By setting the movie in (the then-future of) 2008 and 2453, Jason X leans into the legend of Jason. When Rowan and Dr. Wimmer describe him, they’re talking about more than the guy we’ve seen on screen. They refer to the Jason of our nightmares, the larger-than-life monster who does not hold to rules. That’s only truer of the movie’s climax, in which (as the tagline puts it) evil gets an upgrade, and nano-bots reconstitute Jason into a futuristic slasher. Sure, he looks ridiculous, but he also looks exactly like what an 11-year-old would draw if you told them to imagine a space slasher.

Twenty-Fifth Century Carnage

All this high-minded blather aside, there’s really only one reason to watch a Friday movie: the kills. Thanks to its overstuffed cast, Jason X sends plenty of bodies to hit the floor. People get impaled and defenestrated, cut in half and pushed through space vents. While the digital effects of a late-90s movie can’t compare with the great Tom Savini effects of Part I and Part IV, they still largely work here, thanks in part to the excellent performances.

Even better, the film has two of the all-time best in the Friday franchise. The first occurs fairly early in the movie when Jason awakens aboard The Grendel. He grabs the student examining him by the back of the head and submerges her face in liquid nitrogen. The camera holds below the surface and we watch as the look of terror literally freezes on her face. Jason pulls her back up, but only to smash the icy visage on the table, lifting the body back up again to reveal gooey red gore.

The second occurs toward the end of the movie when the survivors try to trick Jason by using a futuristic version of Ginny’s gambit from Part II. Using their Star Trek-like Holodeck, the survivors conjure a virtual Camp Crystal Lake, complete with two teens who invite Jason to join them in his least favorite vices, including smoking pot and premarital sex. The camera cuts away, but when we return, we see Jason slamming one girl-stuffed sleeping bag into another, a heightened version of his kill from Part VII.

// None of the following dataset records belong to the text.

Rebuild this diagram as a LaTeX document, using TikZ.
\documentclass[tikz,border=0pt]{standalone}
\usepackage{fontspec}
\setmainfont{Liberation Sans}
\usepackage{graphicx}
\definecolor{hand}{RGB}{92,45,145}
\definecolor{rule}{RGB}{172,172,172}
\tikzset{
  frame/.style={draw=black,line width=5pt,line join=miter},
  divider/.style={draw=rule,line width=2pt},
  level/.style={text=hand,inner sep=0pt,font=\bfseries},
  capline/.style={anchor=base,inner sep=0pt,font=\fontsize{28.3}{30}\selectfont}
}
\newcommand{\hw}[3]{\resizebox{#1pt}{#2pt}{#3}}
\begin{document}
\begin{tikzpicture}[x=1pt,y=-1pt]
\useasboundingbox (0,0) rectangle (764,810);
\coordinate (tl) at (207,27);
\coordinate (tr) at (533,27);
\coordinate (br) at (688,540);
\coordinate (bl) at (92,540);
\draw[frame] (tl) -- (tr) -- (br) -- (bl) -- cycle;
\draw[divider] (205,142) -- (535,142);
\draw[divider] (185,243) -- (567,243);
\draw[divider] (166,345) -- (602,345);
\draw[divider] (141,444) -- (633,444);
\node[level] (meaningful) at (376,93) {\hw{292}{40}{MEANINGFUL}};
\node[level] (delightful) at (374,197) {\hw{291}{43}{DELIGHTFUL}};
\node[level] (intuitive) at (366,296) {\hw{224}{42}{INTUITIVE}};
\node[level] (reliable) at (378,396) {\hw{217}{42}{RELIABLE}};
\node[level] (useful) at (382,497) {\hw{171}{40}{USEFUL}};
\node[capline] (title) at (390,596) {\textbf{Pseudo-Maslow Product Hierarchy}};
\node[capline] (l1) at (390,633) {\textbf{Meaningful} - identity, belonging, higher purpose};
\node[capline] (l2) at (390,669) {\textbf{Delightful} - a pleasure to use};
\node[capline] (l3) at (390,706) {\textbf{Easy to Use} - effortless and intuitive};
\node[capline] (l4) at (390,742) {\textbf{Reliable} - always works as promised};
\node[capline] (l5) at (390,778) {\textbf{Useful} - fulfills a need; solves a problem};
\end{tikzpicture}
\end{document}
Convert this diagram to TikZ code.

It’s this second kill that makes Jason X the ideal movie to rewatch. It pays respects to the mythology established by the previous nine films but also recognizes the movie’s inherently craven roots. It pushes the franchise to new territory, without ever abandoning core principles. Most importantly, it never forgets that these movies are about a big guy in a mask slaughtering teens in the most entertaining manner possible.